A lo largo de la historia, se han creado innumerables juegos, algunos para el divertimento, y otros destinados a la apuesta y a la ganancia. Estos últimos son los juegos de azar, en los que el lucro no depende tanto de la condición del jugador cuanto de la suerte, tal como acontece con la ruleta o con las máquinas tragamonedas, en las que el jugador se enfrenta a una máquina previamente programada que sólo de vez en cuando permite pequeñas ganancias.
Con la electrónica, los juegos de azar se han vestido de espectacularidad y magnificencia, pues mediante luces, sonidos y músicas propias atraen clientes. Este entorno y la supuesta promesa de la máquina de dar, en algún momento, la gran ganancia, convierte a estos juegos en peligrosamente adictivos.
Entonces, el sentido de lo lúdico es sustituido por la apuesta y el ansia de una ganancia que no llega. Así se altera la relación jugador-máquina a tal punto que se crea una fatal dependencia. En ese momento, el juego es capaz de convertirse en pasión claramente patológica.
La proliferación de casinos y lugares para apuestas han atraído a mucha gente que termina enviciada con los juegos de azar. La adicción al juego entre adultos mayores produce estrés, drogas, ansiedad, alcoholismo, pérdida de dinero u otros bienes, y destrucción de familias e individuos. Los casinos y los lugares de juego se convierten en la familia del adicto y, de esta forma, el juego se torna parte de una interacción social amplia que promueve el vicio.
Esta enorme multiplicación de casas de juego a caballo de una preocupante alianza con el poder político ha encendido luces de alerta en la Iglesia y en la oposición. En efecto, el presidente de la Comisión de Pastoral Social, el obispo Jorge Casaretto, ha denunciado que "el poder económico de los grandes empresarios del juego y sus alianzas con los poderes políticos son enormes" y que "la compra de voluntades y de apoyos no reconoce límites". Pero su denuncia fue más explícita aun cuando señaló: "Muchas veces, funcionarios honestos han tenido que soportar presiones desde diversos estratos del poder para votar leyes o autorizar concesiones que faciliten el enriquecimiento desmedido de unos pocos a costa de la degradación de muchos".

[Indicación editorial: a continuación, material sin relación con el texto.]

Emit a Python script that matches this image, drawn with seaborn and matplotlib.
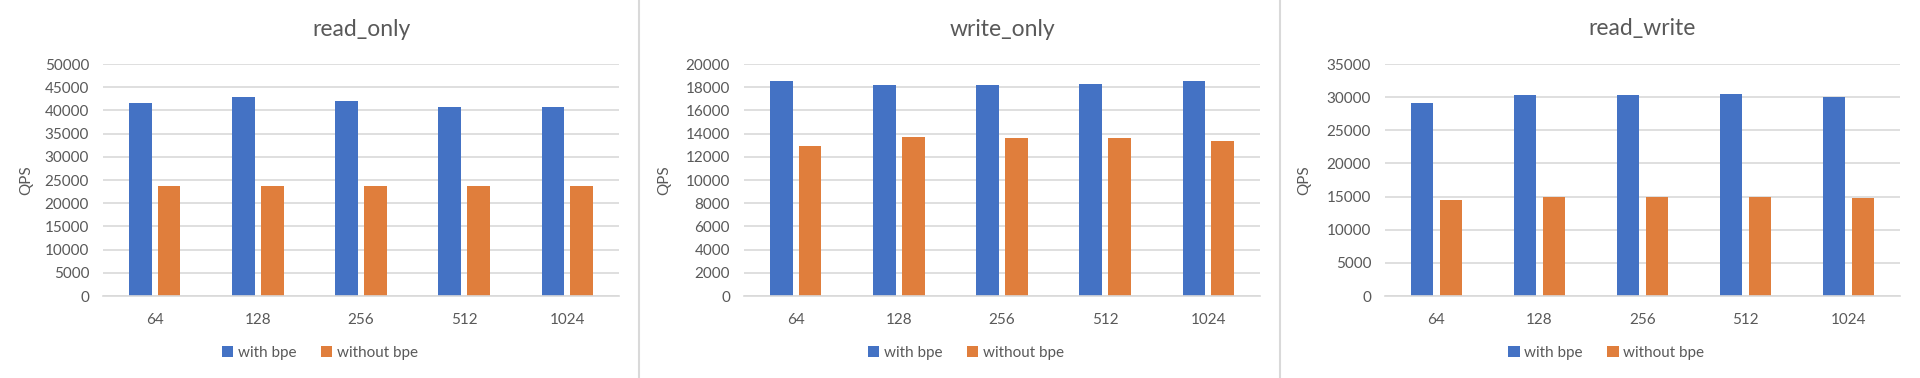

También desde la oposición se alzaron voces críticas ante la prórroga de algunas concesiones estatales y ante el avance desmedido del juego en el país. Del mismo modo, se advirtió que el juego está avanzando en localidades que no son turísticas y que, sin una buena regulación, esta actividad termina succionándoles el bolsillo a humildes trabajadores.
Aún está fresca la controvertida y poco transparente decisión que tomó el ex presidente Néstor Kirchner poco antes de dejar la presidencia por la cual se prorrogó hasta 2032 la concesión del hipódromo y el complejo de tragamonedas, que vencía originalmente en 2017, negocio que explotan los empresarios Cristóbal López, muy cercano al ex mandatario, y Federico Achával en el Hipódromo de Palermo. Pero no todo terminó allí: el decreto 1851/2007 también le impuso a la concesionaria determinadas condiciones, siendo la más llamativa o escandalosa, la que exige que se incremente el parque de tragamonedas "atento a las necesidades del mercado lúdico", según expresa la norma.
Según fuentes vinculadas con la industria del juego, casinos, tragamonedas y bingos legales mueven unos 13 mil millones de pesos al año. De acuerdo con los registros que lleva la Cámara Argentina de la Industria del Juego de Azar (Caija) unas 2500 personas tienen algún trabajo relacionado con esta actividad en permanente crecimiento. Por su parte, la Cámara de Bingos señaló que en la provincia de Buenos Aires estas salas de juego facturan 150 millones de pesos por mes y que el parque de tragamonedas se duplicó, al pasar de 7000 a 14.000 unidades. En Victoria, Entre Ríos, se calcula que unas 12.000 personas pasan cada fin de semana por el casino. Y son cientos de miles los concurrentes a las tragamonedas instaladas en el Hipódromo de Palermo y a los casinos flotantes instalados en la zona de Puerto Madero.
En la adicción patológica, el juego pierde su carácter placentero para convertirse en fuente inagotable de angustia y de culpa. A diferencia de lo que suele acontecer con otras dependencias, en estos juegos, el sujeto se aferra a la frustración y al dolor. Su convencimiento de que, ahora sí, ganará porque es su gran día de suerte, no es más que el producto de su empecinamiento en seguir aferrado al sufrimiento. En ese momento, se deshacen sus promesas de dejar de jugar dadas a una familia que terminará destruida. Desde esta realidad, y con una mirada hacia el futuro, cabe preguntarse si con el enorme estímulo oficial a la industria del juego no se está transitando por un camino sin retorno.